People who don’t live here imagine February as a season of closing in. We know it as a season of showing up.

It’s the glow of the arena lights in Eveleth on a Tuesday night and the steady line of trucks heading toward Giants Ridge in Biwabik after work. It’s the waitress in Babbitt who knows your order before you sit down and the hardware store in Aurora where conversations take longer than the shopping list. In Ely, winter means tracks across the snow to the back door and the sound of boots thumping on café floors. In Tower, it’s ice houses appearing like small villages on the lake.

These towns don’t disappear in winter—they become more themselves.
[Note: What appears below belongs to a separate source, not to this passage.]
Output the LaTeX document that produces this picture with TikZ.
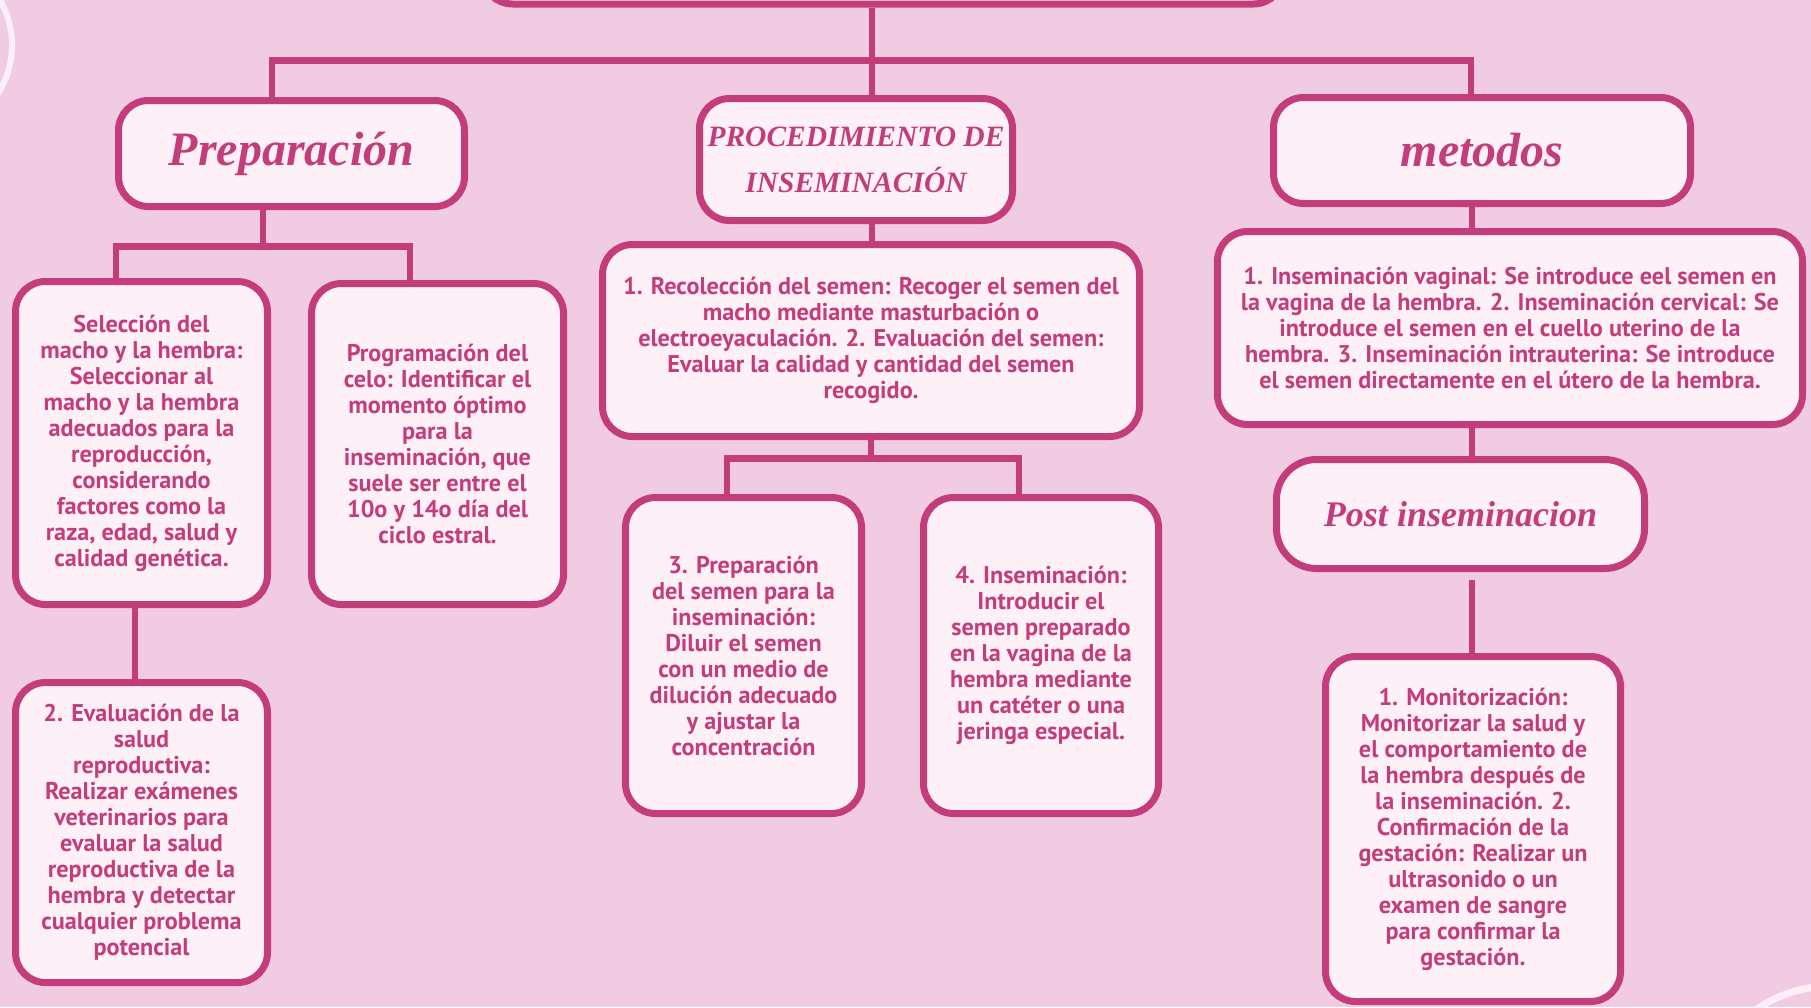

The festivals will come again soon: Peter Mitchell Days in Babbitt, Aurora’s July 3rd fireworks, the Blueberry Arts Festival in Ely, celebrations in Tower, Virginia, and Eveleth. But February has its own quieter traditions—ski runs after school, cribbage games, snowbanks carved by plows, and neighbors checking on neighbors after a long storm.

For those buying a home here, this is the season when you see the real community you’re stepping into. For those thinking about selling, it’s a reminder of what your house has been part of all these years—school mornings, winter suppers, and the dependable comfort of a warm light in the window.

Across the Iron Range, from Biwabik to Virginia and every town between, winter teaches the same lesson: home is less about the building and more about the people who fill it.

And those people are the reason so many of us never want to live anywhere else.